Matthew Craft, AP Business Writer

NEW YORK (AP) -- More problems for Boeing's 787 sent the company's stock down sharply early Wednesday, leading the Dow Jones industrial average lower.

Japan's two biggest airlines grounded all their Boeing 787s for safety checks Wednesday after one was forced to make an emergency landing. The plane, known as the Dreamliner, has been plagued by a series of problems including a battery fire and fuel leaks this year. Boeing's stock sank $2.42 to $74.50, a loss of 3 percent.

The Dow fell 36 points to 13,498 an hour after the opening bell Wednesday.

The Standard & Poor's 500 index fell two points to 1,470. The Nasdaq composite was up five points at 3,115.

Northern Trust, Bank of New York Mellon and other banks fell following a slew of earnings reports. JPMorgan Chase fell 26 cents to $46.09 after the bank posted stronger earnings and an internal review of a big trading loss on credit derivatives. The bank's board of directors criticized executives for failing to keep the board informed of potential problems and using unapproved models for measuring trading risks.

Goldman Sachs gained 2 percent after the investment bank reported that its profits nearly tripled in the fourth quarter of last year. The bank's bond underwriting business had its best year since the financial crisis, thanks to strong demand for fixed-income investments and companies lining up to borrow at historically cheap rates. Goldman's stock climbed $3 to $138.60.

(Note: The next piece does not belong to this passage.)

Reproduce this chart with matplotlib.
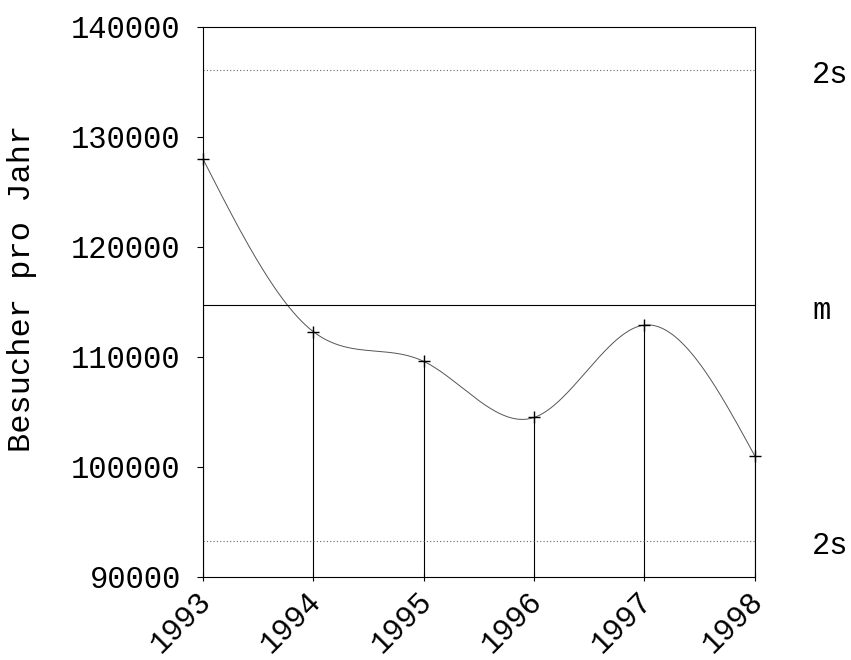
import matplotlib.pyplot as plt
import matplotlib.transforms as mtransforms
import numpy as np

years = [1993, 1994, 1995, 1996, 1997, 1998]
visitors = [128000, 112300, 109600, 104500, 112900, 101000]
mean_value = 114700
upper_2s = 136100
lower_2s = 93300

plt.rcParams['font.family'] = ['Liberation Mono', 'DejaVu Sans Mono']


def natural_spline(x, y, xs):
    # natural cubic spline through the points
    x = np.asarray(x, float)
    y = np.asarray(y, float)
    n = len(x)
    h = np.diff(x)
    A = np.zeros((n, n))
    b = np.zeros(n)
    A[0, 0] = A[-1, -1] = 1
    for i in range(1, n - 1):
        A[i, i - 1] = h[i - 1]
        A[i, i] = 2 * (h[i - 1] + h[i])
        A[i, i + 1] = h[i]
        b[i] = 6 * ((y[i + 1] - y[i]) / h[i] - (y[i] - y[i - 1]) / h[i - 1])
    M = np.linalg.solve(A, b)
    idx = np.clip(np.searchsorted(x, xs) - 1, 0, n - 2)
    t0 = x[idx]
    t1 = x[idx + 1]
    hh = t1 - t0
    return (M[idx] * (t1 - xs) ** 3 / (6 * hh) + M[idx + 1] * (xs - t0) ** 3 / (6 * hh)
            + (y[idx] / hh - M[idx] * hh / 6) * (t1 - xs)
            + (y[idx + 1] / hh - M[idx + 1] * hh / 6) * (xs - t0))


fig = plt.figure(figsize=(8.51, 6.6), dpi=100)
ax = fig.add_axes([0.2385, 0.1258, 0.6485, 0.8333])

xs = np.linspace(years[0], years[-1], 400)
ax.plot(xs, natural_spline(years, visitors, xs), color='#555555', lw=0.7)
ax.plot(years, visitors, '+', color='black', ms=9, mew=1.0, clip_on=False)
ax.vlines(years, 90000, visitors, color='black', lw=0.8)

ax.axhline(mean_value, color='black', lw=0.8)
ax.axhline(upper_2s, color='#666666', lw=0.8, ls=(0, (1, 2)))
ax.axhline(lower_2s, color='#666666', lw=0.8, ls=(0, (1, 2)))

ax.set_xlim(1993, 1998)
ax.set_ylim(90000, 140000)
ax.set_yticks(range(90000, 140001, 10000))
ax.set_xticks(years)
ax.set_xticklabels([str(y) for y in years], rotation=45, ha='right',
                   rotation_mode='anchor', fontsize=22)
ax.tick_params(axis='y', labelsize=22, length=4, width=0.8, direction='out', pad=12)
ax.tick_params(axis='x', length=6, width=0.8, direction='inout', pad=2)
for s in ax.spines.values():
    s.set_linewidth(0.8)

ax.set_ylabel('Besucher pro Jahr', fontsize=23)
ax.yaxis.set_label_coords(-0.30, 0.524)

for label, val in [('2s', upper_2s), ('m', mean_value), ('2s', lower_2s)]:
    ax.text(1998.52, val - 500, label, fontsize=22, ha='left', va='center',
            clip_on=False)

# nudge the slanted year labels a little left and down
fig.canvas.draw()
shift = mtransforms.ScaledTranslation(-0.07, -0.02, fig.dpi_scale_trans)
for tick in ax.xaxis.get_major_ticks():
    tick.label1.set_transform(tick.label1.get_transform() + shift)

fig.savefig('out.png', dpi=100)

Analysts forecast that companies in the S&P 500 will report a 3.2 percent increase in fourth-quarter earnings. Financial firms and consumer-discretionary companies are expected to post the biggest growth, according to S&P Capital IQ.

The Labor Department said consumer prices were flat last month as gas prices sank. The December reading of the consumer price index capped a year of tame inflation. Consumer prices increased just 1.7 percent in 2012, down from 3 percent in 2011.

The report on consumer prices led traders to push up prices for Treasurys, knocking yields down. The yield on the 10-year Treasury note slipped to 1.81 percent. The yield, used to set mortgages and a wide variety of other loans, ended Tuesday at 1.84 percent.